PROBLEM DETAILS: Can you transcribe every line exactly and leave the pictures behind?

GIVEN DATA:
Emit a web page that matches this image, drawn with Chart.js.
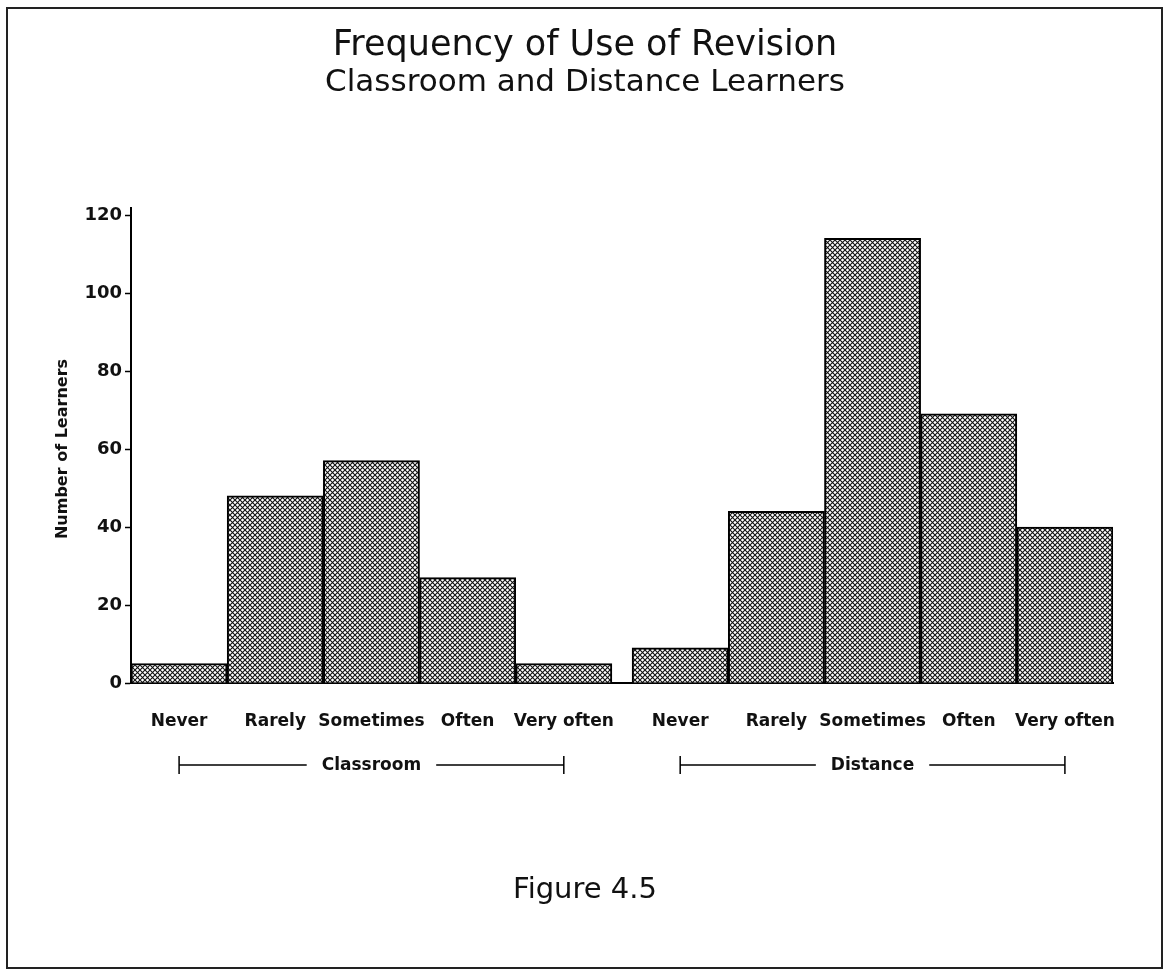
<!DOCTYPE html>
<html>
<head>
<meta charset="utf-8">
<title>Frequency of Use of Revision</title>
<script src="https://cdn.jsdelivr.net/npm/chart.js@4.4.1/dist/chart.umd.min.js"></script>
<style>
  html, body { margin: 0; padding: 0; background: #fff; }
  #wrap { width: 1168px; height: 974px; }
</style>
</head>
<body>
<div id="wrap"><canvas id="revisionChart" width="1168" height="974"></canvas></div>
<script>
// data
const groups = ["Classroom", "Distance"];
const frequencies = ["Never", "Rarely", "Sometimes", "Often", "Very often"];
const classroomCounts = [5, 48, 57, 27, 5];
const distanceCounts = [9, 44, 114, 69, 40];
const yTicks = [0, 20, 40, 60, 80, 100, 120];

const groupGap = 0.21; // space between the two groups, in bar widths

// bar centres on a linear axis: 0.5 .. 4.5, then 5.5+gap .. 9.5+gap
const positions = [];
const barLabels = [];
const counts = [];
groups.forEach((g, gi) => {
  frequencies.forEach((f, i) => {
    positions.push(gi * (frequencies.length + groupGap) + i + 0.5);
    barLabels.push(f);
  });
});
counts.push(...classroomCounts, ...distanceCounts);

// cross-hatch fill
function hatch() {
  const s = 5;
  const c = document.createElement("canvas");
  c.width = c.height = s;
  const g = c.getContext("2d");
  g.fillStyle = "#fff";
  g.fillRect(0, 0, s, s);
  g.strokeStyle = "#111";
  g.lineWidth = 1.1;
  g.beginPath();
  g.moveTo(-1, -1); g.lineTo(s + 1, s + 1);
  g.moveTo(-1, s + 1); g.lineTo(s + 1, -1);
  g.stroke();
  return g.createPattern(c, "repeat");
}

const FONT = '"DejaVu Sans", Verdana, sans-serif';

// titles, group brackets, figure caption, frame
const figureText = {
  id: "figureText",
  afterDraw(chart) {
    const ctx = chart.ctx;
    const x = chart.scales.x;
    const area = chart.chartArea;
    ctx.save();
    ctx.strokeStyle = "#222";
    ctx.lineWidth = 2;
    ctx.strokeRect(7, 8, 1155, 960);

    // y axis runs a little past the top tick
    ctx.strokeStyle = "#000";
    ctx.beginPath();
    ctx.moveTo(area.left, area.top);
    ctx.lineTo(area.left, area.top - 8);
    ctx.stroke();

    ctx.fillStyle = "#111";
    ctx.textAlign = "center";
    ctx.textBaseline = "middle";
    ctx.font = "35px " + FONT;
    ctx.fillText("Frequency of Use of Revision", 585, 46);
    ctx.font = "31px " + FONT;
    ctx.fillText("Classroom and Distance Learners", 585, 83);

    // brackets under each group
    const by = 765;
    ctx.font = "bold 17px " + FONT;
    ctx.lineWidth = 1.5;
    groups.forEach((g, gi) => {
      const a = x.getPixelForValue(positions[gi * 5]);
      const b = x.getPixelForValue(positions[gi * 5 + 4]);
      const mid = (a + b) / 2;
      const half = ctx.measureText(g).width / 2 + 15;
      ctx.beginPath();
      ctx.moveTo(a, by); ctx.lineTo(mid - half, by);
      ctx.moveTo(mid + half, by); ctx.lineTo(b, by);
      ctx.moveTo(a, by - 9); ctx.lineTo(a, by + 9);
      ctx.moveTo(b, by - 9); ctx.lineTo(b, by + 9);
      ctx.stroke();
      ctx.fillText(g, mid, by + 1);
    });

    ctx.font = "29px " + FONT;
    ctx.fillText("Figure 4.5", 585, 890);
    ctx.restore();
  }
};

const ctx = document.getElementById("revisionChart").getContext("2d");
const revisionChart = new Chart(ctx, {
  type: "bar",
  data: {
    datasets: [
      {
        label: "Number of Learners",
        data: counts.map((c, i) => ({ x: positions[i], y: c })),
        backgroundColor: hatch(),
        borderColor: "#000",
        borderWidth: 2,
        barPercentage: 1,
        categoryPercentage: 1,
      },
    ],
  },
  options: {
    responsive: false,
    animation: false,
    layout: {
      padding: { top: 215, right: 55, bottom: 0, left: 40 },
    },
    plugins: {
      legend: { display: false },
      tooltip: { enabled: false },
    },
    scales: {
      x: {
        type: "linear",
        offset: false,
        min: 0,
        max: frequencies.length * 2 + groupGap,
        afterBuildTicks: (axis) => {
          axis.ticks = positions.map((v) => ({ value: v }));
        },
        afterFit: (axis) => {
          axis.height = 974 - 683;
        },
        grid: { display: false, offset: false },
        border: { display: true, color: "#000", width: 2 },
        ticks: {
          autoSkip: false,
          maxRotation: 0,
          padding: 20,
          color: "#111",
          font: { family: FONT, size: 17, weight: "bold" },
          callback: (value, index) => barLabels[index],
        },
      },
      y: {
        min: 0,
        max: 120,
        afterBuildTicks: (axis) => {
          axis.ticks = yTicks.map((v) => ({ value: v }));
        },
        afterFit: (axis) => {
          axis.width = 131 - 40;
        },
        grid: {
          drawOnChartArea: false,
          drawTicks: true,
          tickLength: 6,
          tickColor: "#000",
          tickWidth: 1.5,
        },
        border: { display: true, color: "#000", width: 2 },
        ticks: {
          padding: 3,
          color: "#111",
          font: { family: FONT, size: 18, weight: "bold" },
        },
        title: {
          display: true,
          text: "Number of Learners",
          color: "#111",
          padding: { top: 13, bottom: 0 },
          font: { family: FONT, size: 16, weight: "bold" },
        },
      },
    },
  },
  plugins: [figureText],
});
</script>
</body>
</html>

OUTPUT:
Emit a web page that matches this image, drawn with Chart.js.
<!DOCTYPE html>
<html>
<head>
<meta charset="utf-8">
<title>Frequency of Use of Revision</title>
<script src="https://cdn.jsdelivr.net/npm/chart.js@4.4.1/dist/chart.umd.min.js"></script>
<style>
  html, body { margin: 0; padding: 0; background: #fff; }
  #wrap { width: 1168px; height: 974px; }
</style>
</head>
<body>
<div id="wrap"><canvas id="revisionChart" width="1168" height="974"></canvas></div>
<script>
// data
const groups = ["Classroom", "Distance"];
const frequencies = ["Never", "Rarely", "Sometimes", "Often", "Very often"];
const classroomCounts = [5, 48, 57, 27, 5];
const distanceCounts = [9, 44, 114, 69, 40];
const yTicks = [0, 20, 40, 60, 80, 100, 120];

const groupGap = 0.21; // space between the two groups, in bar widths

// bar centres on a linear axis: 0.5 .. 4.5, then 5.5+gap .. 9.5+gap
const positions = [];
const barLabels = [];
const counts = [];
groups.forEach((g, gi) => {
  frequencies.forEach((f, i) => {
    positions.push(gi * (frequencies.length + groupGap) + i + 0.5);
    barLabels.push(f);
  });
});
counts.push(...classroomCounts, ...distanceCounts);

// cross-hatch fill
function hatch() {
  const s = 5;
  const c = document.createElement("canvas");
  c.width = c.height = s;
  const g = c.getContext("2d");
  g.fillStyle = "#fff";
  g.fillRect(0, 0, s, s);
  g.strokeStyle = "#111";
  g.lineWidth = 1.1;
  g.beginPath();
  g.moveTo(-1, -1); g.lineTo(s + 1, s + 1);
  g.moveTo(-1, s + 1); g.lineTo(s + 1, -1);
  g.stroke();
  return g.createPattern(c, "repeat");
}

const FONT = '"DejaVu Sans", Verdana, sans-serif';

// titles, group brackets, figure caption, frame
const figureText = {
  id: "figureText",
  afterDraw(chart) {
    const ctx = chart.ctx;
    const x = chart.scales.x;
    const area = chart.chartArea;
    ctx.save();
    ctx.strokeStyle = "#222";
    ctx.lineWidth = 2;
    ctx.strokeRect(7, 8, 1155, 960);

    // y axis runs a little past the top tick
    ctx.strokeStyle = "#000";
    ctx.beginPath();
    ctx.moveTo(area.left, area.top);
    ctx.lineTo(area.left, area.top - 8);
    ctx.stroke();

    ctx.fillStyle = "#111";
    ctx.textAlign = "center";
    ctx.textBaseline = "middle";
    ctx.font = "35px " + FONT;
    ctx.fillText("Frequency of Use of Revision", 585, 46);
    ctx.font = "31px " + FONT;
    ctx.fillText("Classroom and Distance Learners", 585, 83);

    // brackets under each group
    const by = 765;
    ctx.font = "bold 17px " + FONT;
    ctx.lineWidth = 1.5;
    groups.forEach((g, gi) => {
      const a = x.getPixelForValue(positions[gi * 5]);
      const b = x.getPixelForValue(positions[gi * 5 + 4]);
      const mid = (a + b) / 2;
      const half = ctx.measureText(g).width / 2 + 15;
      ctx.beginPath();
      ctx.moveTo(a, by); ctx.lineTo(mid - half, by);
      ctx.moveTo(mid + half, by); ctx.lineTo(b, by);
      ctx.moveTo(a, by - 9); ctx.lineTo(a, by + 9);
      ctx.moveTo(b, by - 9); ctx.lineTo(b, by + 9);
      ctx.stroke();
      ctx.fillText(g, mid, by + 1);
    });

    ctx.font = "29px " + FONT;
    ctx.fillText("Figure 4.5", 585, 890);
    ctx.restore();
  }
};

const ctx = document.getElementById("revisionChart").getContext("2d");
const revisionChart = new Chart(ctx, {
  type: "bar",
  data: {
    datasets: [
      {
        label: "Number of Learners",
        data: counts.map((c, i) => ({ x: positions[i], y: c })),
        backgroundColor: hatch(),
        borderColor: "#000",
        borderWidth: 2,
        barPercentage: 1,
        categoryPercentage: 1,
      },
    ],
  },
  options: {
    responsive: false,
    animation: false,
    layout: {
      padding: { top: 215, right: 55, bottom: 0, left: 40 },
    },
    plugins: {
      legend: { display: false },
      tooltip: { enabled: false },
    },
    scales: {
      x: {
        type: "linear",
        offset: false,
        min: 0,
        max: frequencies.length * 2 + groupGap,
        afterBuildTicks: (axis) => {
          axis.ticks = positions.map((v) => ({ value: v }));
        },
        afterFit: (axis) => {
          axis.height = 974 - 683;
        },
        grid: { display: false, offset: false },
        border: { display: true, color: "#000", width: 2 },
        ticks: {
          autoSkip: false,
          maxRotation: 0,
          padding: 20,
          color: "#111",
          font: { family: FONT, size: 17, weight: "bold" },
          callback: (value, index) => barLabels[index],
        },
      },
      y: {
        min: 0,
        max: 120,
        afterBuildTicks: (axis) => {
          axis.ticks = yTicks.map((v) => ({ value: v }));
        },
        afterFit: (axis) => {
          axis.width = 131 - 40;
        },
        grid: {
          drawOnChartArea: false,
          drawTicks: true,
          tickLength: 6,
          tickColor: "#000",
          tickWidth: 1.5,
        },
        border: { display: true, color: "#000", width: 2 },
        ticks: {
          padding: 3,
          color: "#111",
          font: { family: FONT, size: 18, weight: "bold" },
        },
        title: {
          display: true,
          text: "Number of Learners",
          color: "#111",
          padding: { top: 13, bottom: 0 },
          font: { family: FONT, size: 16, weight: "bold" },
        },
      },
    },
  },
  plugins: [figureText],
});
</script>
</body>
</html>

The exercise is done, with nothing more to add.